1. Field of the invention
This invention relates to a method for the manufacture of pyrolytic graphite with high crystallinity.
It also relates to electrodes of a rechargeable battery, wherein an active material for the electrode is pyrolytic graphite with high crystallinity mentioned above, into which alkali metals, alkaline earth metals, rare earth metals, or transition metals are intercalated as an electron-donor type dopant, or halogens, halogen compounds, or oxygen acids are as an electron-acceptor type dopant.

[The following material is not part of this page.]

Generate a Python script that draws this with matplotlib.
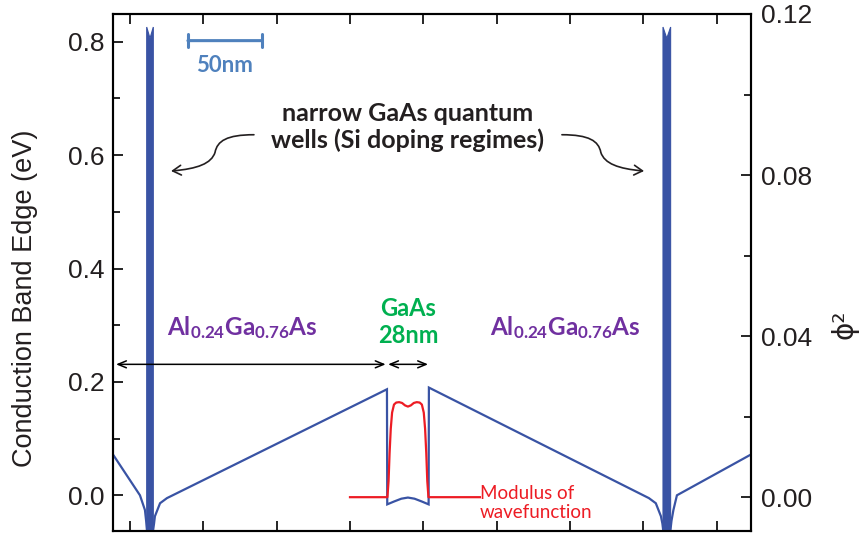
import numpy as np
import matplotlib
matplotlib.use("Agg")
import matplotlib.pyplot as plt
from matplotlib.path import Path
from matplotlib.patches import FancyArrowPatch
from matplotlib.ticker import MultipleLocator, FormatStrFormatter, NullFormatter

plt.rcParams['font.family'] = ['Liberation Sans', 'DejaVu Sans']
plt.rcParams['mathtext.fontset'] = 'custom'
plt.rcParams['mathtext.bf'] = 'Lato:bold'
plt.rcParams['mathtext.rm'] = 'Lato'

# conduction band profile: position (nm), energy (eV)
band_x = [-11.6, 6.8, 10.2, 11.0, 11.6,
          15.7, 16.4, 17.0, 20.5, 25.2,
          175.2, 175.4, 180.0, 185.0, 189.5, 194.0, 199.0, 203.6, 203.8,
          353.8, 358.5, 362.0, 363.0, 363.6,
          368.4, 369.2, 370.5, 372.9, 423.4]
band_y = [0.072, 0.0, -0.026, -0.045, -0.063,
          -0.063, -0.050, -0.037, -0.014, -0.005,
          0.187, -0.016, -0.011, -0.006, -0.004, -0.006, -0.011, -0.016, 0.190,
          -0.005, -0.014, -0.037, -0.050, -0.063,
          -0.063, -0.045, -0.026, 0.0, 0.072]

# narrow wells (left and right): edges in nm, top energy
spike_edges = [(11.4, 15.9), (363.4, 368.6)]
spike_top = 0.826
spike_notch = 0.806

# ground state |phi|^2 in the 28 nm GaAs well
wf_x = [150.0, 175.5, 176.3, 177.0, 177.8, 178.7, 180.0, 181.5, 183.5, 185.5,
        187.5, 189.5, 191.5, 193.5, 195.5, 197.5, 199.0, 200.3, 201.2, 202.0,
        202.7, 203.5, 238.6]
wf_y = [0.0, 0.0, 0.004, 0.011, 0.017, 0.021, 0.0230, 0.0235, 0.0236, 0.0234,
        0.0228, 0.0225, 0.0228, 0.0234, 0.0236, 0.0235, 0.0230, 0.021, 0.017,
        0.011, 0.004, 0.0, 0.0]

blue = '#3953a4'
red = '#ed1c24'
purple = '#7030a0'
green = '#00b050'
dark = '#231f20'

fig = plt.figure(figsize=(8.67, 5.38), dpi=100)
ax = fig.add_axes([0.1303, 0.013, 0.7359, 0.961])
ax2 = ax.twinx()

ax.plot(band_x, band_y, color=blue, lw=1.6, solid_joinstyle='miter', zorder=3)
for x0, x1 in spike_edges:
    xm = 0.5 * (x0 + x1)
    ax.fill([x0, x0, xm, x1, x1], [-0.07, spike_top, spike_notch, spike_top, -0.07],
            color=blue, lw=0.8, zorder=3)

ax2.plot(wf_x, wf_y, color=red, lw=1.6, zorder=3)

ax.set_xlim(-11.6, 423.4)
ax.set_ylim(-0.063, 0.849)
ax2.set_ylim(-0.0084, 0.12)

ax.xaxis.set_major_locator(MultipleLocator(50))
ax.xaxis.set_major_formatter(NullFormatter())
ax.yaxis.set_major_locator(MultipleLocator(0.2))
ax.yaxis.set_minor_locator(MultipleLocator(0.1))
ax.yaxis.set_major_formatter(FormatStrFormatter('%.1f'))
ax2.yaxis.set_major_locator(MultipleLocator(0.04))
ax2.yaxis.set_minor_locator(MultipleLocator(0.02))
ax2.yaxis.set_major_formatter(FormatStrFormatter('%.2f'))

ax.tick_params(axis='both', which='both', direction='in', width=1.2, colors='black',
               labelcolor=dark, labelsize=19)
ax.tick_params(axis='x', top=True, length=7)
ax.tick_params(axis='y', which='major', length=7, pad=6)
ax.tick_params(axis='y', which='minor', length=5)
ax2.tick_params(axis='y', which='both', direction='in', width=1.2,
                labelcolor=dark, labelsize=19, pad=7)
ax2.tick_params(axis='y', which='major', length=7)
ax2.tick_params(axis='y', which='minor', length=5)
for a in (ax, ax2):
    for s in a.spines.values():
        s.set_linewidth(1.5)

ax.set_ylabel('Conduction Band Edge (eV)', fontsize=19.5, color=dark)
ax.yaxis.set_label_coords(-0.117, 0.45)
ax2.set_ylabel('ϕ²', fontsize=20, color=dark, family=['DejaVu Sans'])
ax2.yaxis.set_label_coords(1.125, 0.40)

# 50 nm scale bar
ax.annotate('', xy=(39.5, 0.802), xytext=(90.0, 0.802),
            arrowprops=dict(arrowstyle='|-|, widthA=0.45, widthB=0.45',
                            color='#4f81bd', lw=2.2, shrinkA=0, shrinkB=0))
ax.text(64.7, 0.758, '50nm', color='#4f81bd', fontsize=16, fontweight='bold',
        family='Lato', ha='center', va='center')

ax.text(189.5, 0.650, 'narrow GaAs quantum\nwells (Si doping regimes)', color=dark,
        fontsize=18, fontweight='bold', family='Lato', ha='center', va='center',
        linespacing=1.2)

# curly arrows pointing at the two narrow wells
def curly(p0, c1, c2, p1, c3, c4, p2):
    path = Path([p0, c1, c2, p1, c3, c4, p2],
                [Path.MOVETO, Path.CURVE4, Path.CURVE4, Path.CURVE4,
                 Path.CURVE4, Path.CURVE4, Path.CURVE4])
    ax.add_patch(FancyArrowPatch(path=path, arrowstyle='->, head_length=6, head_width=3.5',
                                 color=dark, lw=1.2, zorder=4))

curly((84.5, 0.636), (66.0, 0.636), (59.5, 0.625), (58.0, 0.605),
      (55.5, 0.585), (46.0, 0.576), (28.0, 0.572))
curly((294.5, 0.636), (313.0, 0.636), (319.5, 0.625), (321.0, 0.605),
      (323.5, 0.585), (333.0, 0.576), (350.5, 0.572))

alga = r'$\mathbf{Al_{0.24}Ga_{0.76}As}$'
ax.text(76.5, 0.296, alga, color=purple, fontsize=17.5, ha='center', va='center')
ax.text(297.0, 0.296, alga, color=purple, fontsize=17.5, ha='center', va='center')
ax.text(189.5, 0.306, 'GaAs\n28nm', color=green, fontsize=17, fontweight='bold',
        family='Lato', ha='center', va='center', linespacing=1.2)

# layer extent arrows
arrow_y = 0.231
ax.annotate('', xy=(-9.5, arrow_y), xytext=(174.3, arrow_y),
            arrowprops=dict(arrowstyle='<->, head_length=0.6, head_width=0.25',
                            color='black', lw=1.1, shrinkA=0, shrinkB=0))
ax.annotate('', xy=(176.0, arrow_y), xytext=(203.2, arrow_y),
            arrowprops=dict(arrowstyle='<->, head_length=0.6, head_width=0.25',
                            color='black', lw=1.1, shrinkA=0, shrinkB=0))

ax.text(238.6, -0.013, 'Modulus of\nwavefunction', color=red, fontsize=13.5,
        family='Lato', ha='left', va='center', linespacing=1.15)

fig.savefig('out.png', dpi=100)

2. Description of the prior art
In recent years, attention has been paid to secondary batteries that use an alkali metal such as lithium as an anode, with the advance of microtechnology and request for power economization in electric appliances. However, the practical application of a simple metal to secondary batteries is very difficult. A simple metal used for the electrodes, after only a couple of cycles of electrical charge-discharge, grows dendrite which causes internal shortcircuits. On the other hand, materials such as alloys with low melting points, and organic materials have been found to be able to be doped or undoped more efficiently with metal atoms such as lithium. Especially, the development of secondary batteries that make use of the electrochemical introduction of dopant between the layers of compounds with a layered structure such as graphite is progressing with special vigor.
In particular, since graphite can be introduced with both electron-donating substances and electron-accepting substances. Graphite is expected as an excellent material for use as the electrode material of secondary batteries. However, graphite is ordinarily in the form of a powder, film, foil, fiber, etc., it is difficult to form the desired shape of electrode, and also, a complicated procedure is needed to fix these kinds of materials on the substrate of the electrode, which will act as the current-collector. In these cases, a binding agent, an electric conductive material, etc., are needed as supplementary materials to form an electrode and so there are the disadvantages that the capacity per unit weight or unit volume will decrease.
It may be possible to deposit pyrolytic carbon on a conductive substrate of aluminium, copper, etc., by the chemical vapor-deposition (CVD) method, etc., so as to form an electrode. However, such carbon deposits are only slightly graphitized, so it is not possible to solve the problems that are described above. Because, for the synthesis of graphite, in general, a long period of treatment in a manufacturing step at high temperature and high pressure is needed. For example, when methane is the starting material, it is decomposed at about 2000.degree. C. or more, and in addition, heat treatment at a high temperature of near 3500.degree. C. and high pressure is used for the purpose of achieving graphitization. However, no conductive electrode substrates for batteries exist that can withstand such high temperatures.
As a method for producing a pyrolytic carbon at low temperatures, U.S. Pat. No. 3,769,084 to T. Saito and T. Gejyo discloses a method for forming a carbon coating on a metal substrate by thermally decomposing a hydrocarbon at a temperature lower than 800.degree. C. In this method, the metal substrate has an amorphous nickel layer plated thereon. The nickel layer acts as a catalyst for thermal decomposition of hydrocarbons, and the thermal decomposition reaction proceeds at low temperatures.
However, the density of the carbon coating obtained by the method mentioned above is at most 1.9 g/cm.sup.3. It is well known in the art that crystalline graphites have a density of 2.25 g/cm.sup.3. Therefore, the carbon coating is not composed of a pyrolytic graphite with high crystallinity, which indicates that the amorphous nickel layer cannot promote graphitization of the carbon coating formed thereon.
On the other hand, there has been another method to prepare pyrolytic carbon at relatively low temperatures, utilizing dehydrogenation reactions, dehydrohalogenation reactions, decarboxylation reactions, dehydration reactions of selected organic compounds as the starting materials. However, there are no examples of carbon deposit with high crystallinity having been achieved. To make use of the structural anisotropy of graphite for the host layered material to be intercalated with lithium atoms, it is necessary to establish crystalline graphite at low temperatures.